The probable reason is the job had been server by a job executor on cluster node two and the client was communicating with the cluster node one. In some cases the operation succeeded - likely when the job had been server by the same node client was communicating with.
problem was caused by use of local cache that kept information about jobs - that applies to both deployment and guvnor(project) related operations. Since all operations are async and thus operated by jbpm executor they might be executed on any cluster member. So checking individual node does not guarantee to work as the local cache might not exists if job runs on another node than the request (over REST) came in.
Solution was to enhance use of executor api to be able to query for executed jobs if not found in local cache.
Moreover there will be a need for enhancements in tests as current test case do not check actual cluster behavior. So the outcome of the test might not be properly checked. Depending on operation executed it might be different enhancement in tests needed. Here are just suggestions so feel free to apply any other that might be better choices:
guvnor operation (e.g. compile project, clone repo etc)

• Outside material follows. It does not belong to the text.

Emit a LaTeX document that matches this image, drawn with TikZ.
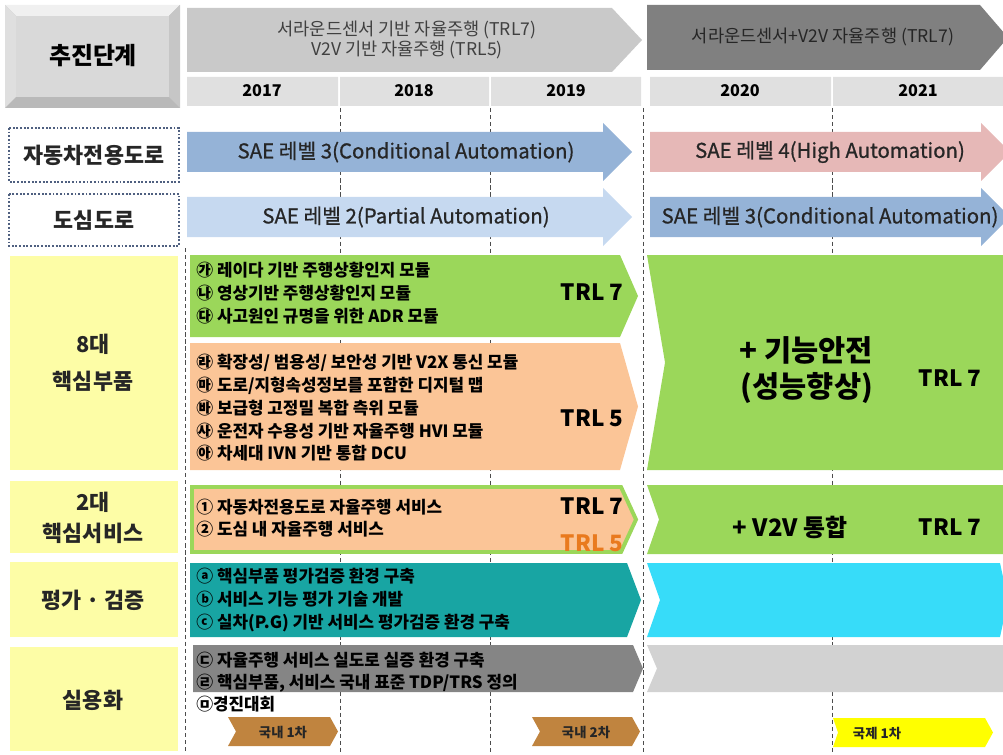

- make sure that all nodes in the cluster are checked that given job id is executed. Since the job might be executed on one of the nodes (though no guarantee on which one) both nodes should be capable to return valid status information about the job
always check that all nodes within cluster have the the deployment unit either deployed or undeployed. Take into consideration that deployments are synchronized in background so best is to delay the check on all nodes with the amount of time that the synchronization runs - as far as I know it's 1 second in the tests although it might be different as it's configurable.

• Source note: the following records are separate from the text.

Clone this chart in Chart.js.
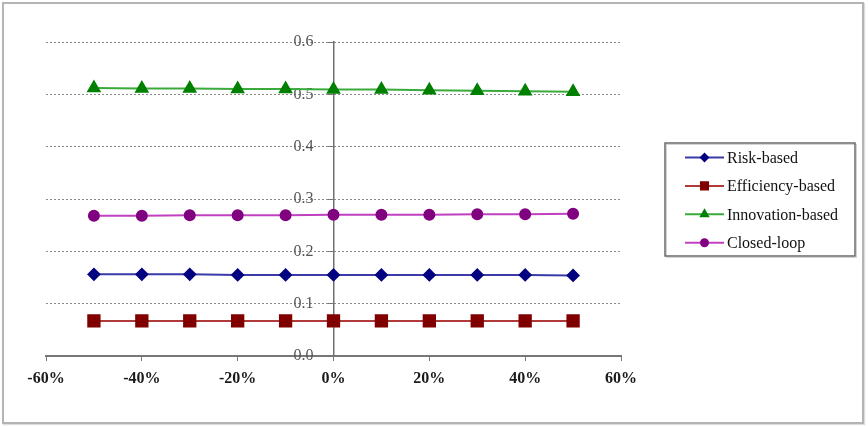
<!DOCTYPE html>
<html>
<head>
<meta charset="utf-8">
<script src="https://cdn.jsdelivr.net/npm/chart.js@4"></script>
<style>
  body { margin: 0; background: #fff; }
  #wrap { position: relative; width: 868px; height: 426px; }
  #frame { position: absolute; left: 2px; top: 2px; width: 858px; height: 418px; border: 2px solid #b4b4b4; box-shadow: 1px 1px 1px #ddd; pointer-events: none; }
  canvas { position: absolute; left: 0; top: 0; }
</style>
</head>
<body>
<div id="wrap">
  <canvas id="chart" width="868" height="426"></canvas>
  <div id="frame"></div>
</div>
<script>
// x values (share change) and the four series
const changes = [-0.5, -0.4, -0.3, -0.2, -0.1, 0, 0.1, 0.2, 0.3, 0.4, 0.5];
const seriesNames = ['Risk-based', 'Efficiency-based', 'Innovation-based', 'Closed-loop'];
const riskBased = [0.156, 0.156, 0.156, 0.155, 0.155, 0.155, 0.155, 0.155, 0.155, 0.155, 0.154];
const efficiencyBased = [0.067, 0.067, 0.067, 0.067, 0.067, 0.067, 0.067, 0.067, 0.067, 0.067, 0.067];
const innovationBased = [0.512, 0.511, 0.511, 0.510, 0.510, 0.509, 0.509, 0.508, 0.507, 0.506, 0.505];
const closedLoop = [0.268, 0.268, 0.269, 0.269, 0.269, 0.270, 0.270, 0.270, 0.271, 0.271, 0.272];
const xTicks = [-0.6, -0.4, -0.2, 0, 0.2, 0.4, 0.6];
const yTicks = [0, 0.1, 0.2, 0.3, 0.4, 0.5, 0.6];

const lineColors = ['#3a3aa8', '#b03a3a', '#3aaa3a', '#c040c0'];
const markColors = ['#000080', '#800000', '#008000', '#800080'];
const markStyles = ['rectRot', 'rect', 'triangle', 'circle'];
const markSizes = [5.5, 8, 6.5, 5];
const legendSizes = [3.5, 5, 4, 3.5];
const allValues = [riskBased, efficiencyBased, innovationBased, closedLoop];

const serif = '"Liberation Serif", "Times New Roman", serif';

const datasets = seriesNames.map((name, i) => ({
    label: name,
    data: changes.map((c, j) => ({ x: c, y: allValues[i][j] })),
    borderColor: lineColors[i],
    borderWidth: 2,
    backgroundColor: markColors[i],
    pointBackgroundColor: markColors[i],
    pointBorderColor: markColors[i],
    pointStyle: markStyles[i],
    pointRadius: markSizes[i],
    tension: 0
}));

// legend drawn by hand: line with small marker, boxed
const boxLegend = {
    id: 'boxLegend',
    afterDraw(chart) {
        const ctx = chart.ctx;
        const x = 665, y = 143, w = 190, h = 113;
        ctx.save();
        ctx.fillStyle = '#fff';
        ctx.fillRect(x, y, w, h);
        ctx.strokeStyle = '#d4d4d4';
        ctx.lineWidth = 1;
        ctx.strokeRect(x + 1.5, y + 1.5, w, h);
        ctx.strokeStyle = '#6a6a6a';
        ctx.lineWidth = 1.5;
        ctx.strokeRect(x, y, w, h);
        ctx.font = '16px ' + serif;
        ctx.textBaseline = 'middle';
        chart.data.datasets.forEach((ds, i) => {
            const ly = y + 14.5 + i * 28.4;
            ctx.strokeStyle = ds.borderColor;
            ctx.lineWidth = 2;
            ctx.beginPath();
            ctx.moveTo(685, ly);
            ctx.lineTo(724, ly);
            ctx.stroke();
            ctx.fillStyle = ds.pointBackgroundColor;
            ctx.strokeStyle = ds.pointBorderColor;
            Chart.helpers.drawPoint(ctx, { pointStyle: ds.pointStyle, radius: legendSizes[i], borderWidth: 1, rotation: 0 }, 704.5, ly);
            ctx.fillStyle = '#111';
            ctx.fillText(ds.label, 727, ly + 1);
        });
        ctx.restore();
    }
};

new Chart(document.getElementById('chart'), {
    type: 'line',
    data: { datasets },
    options: {
        responsive: false,
        animation: false,
        layout: { padding: { left: 46, right: 247, top: 42, bottom: 0 } },
        plugins: { legend: { display: false }, tooltip: { enabled: false } },
        scales: {
            x: {
                type: 'linear',
                position: 'bottom',
                min: -0.6,
                max: 0.6,
                afterBuildTicks: s => { s.ticks = xTicks.map(v => ({ value: v })); },
                afterFit: s => { s.height = 70; },
                ticks: {
                    padding: 8,
                    color: '#1a1a1a',
                    font: { family: serif, size: 16, weight: 'bold' },
                    callback: v => Math.round(v * 100) + '%'
                },
                grid: { drawOnChartArea: false, drawTicks: true, tickLength: 5, color: '#777', lineWidth: 1 },
                border: { color: '#777', width: 2 }
            },
            y: {
                type: 'linear',
                position: { x: 0 },
                min: 0,
                max: 0.6,
                afterBuildTicks: s => { s.ticks = yTicks.map(v => ({ value: v })); },
                afterFit: s => { s.width = 0; },
                ticks: { display: false },
                grid: {
                    color: '#8a8a8a',
                    lineWidth: 1,
                    drawTicks: true,
                    tickLength: 5,
                    tickColor: '#777'
                },
                border: { color: '#707070', width: 1.5, dash: [2, 2], display: true }
            },
            // y tick labels sit a little left of the central axis
            yLabels: {
                type: 'linear',
                axis: 'y',
                position: { x: -0.042 },
                min: 0,
                max: 0.6,
                afterBuildTicks: s => { s.ticks = yTicks.map(v => ({ value: v })); },
                afterFit: s => { s.width = 0; },
                ticks: {
                    color: '#555',
                    font: { family: serif, size: 16 },
                    callback: v => v.toFixed(1)
                },
                grid: { display: false },
                border: { display: false }
            }
        }
    },
    plugins: [boxLegend]
});
</script>
</body>
</html>
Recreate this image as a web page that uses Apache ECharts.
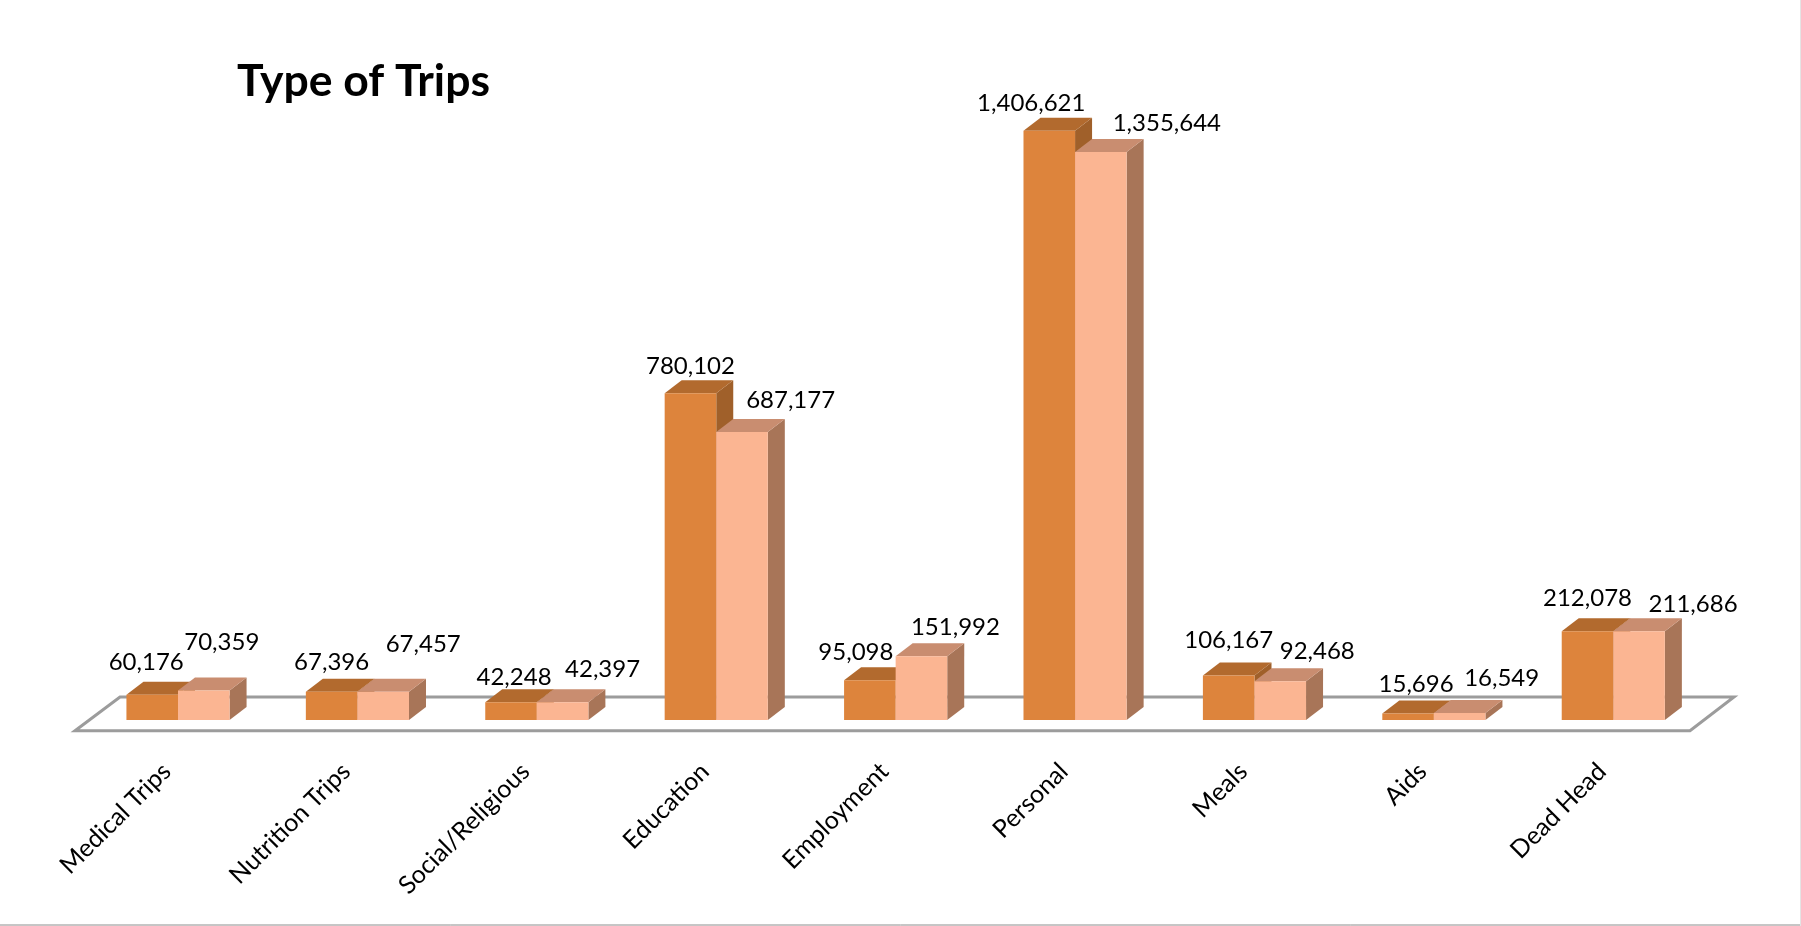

With this enhancements we do cover proper cluster test that when used in production will be used with load balancer in front of actually cluster nodes so then REST calls can be routed to any cluster member without our knowledge.
I have to reassign this issue, as the undeploy operation brought cluster into an inconsistent state - first node properly removed the deployment unit, but the second node didn't.
Attaching a standalone reproducer and server logs.
Created attachment 1091858 [details]
server log node one
Created attachment 1091859 [details]
server log node two
Created attachment 1091861 [details]
maven based reproducer
there was one missing bit to handle on JobResultManager to get the job request data as well as job result data to properly deal with cluster distributed jobs.
again, I'd like to emphasize that since the synchronization of deployments is done in background best is to let it sync properly between operations - so delaying between deploy/undeploy operations to make sure what is tested is actually happening.
Verified with BPMS-6.2.0.CR1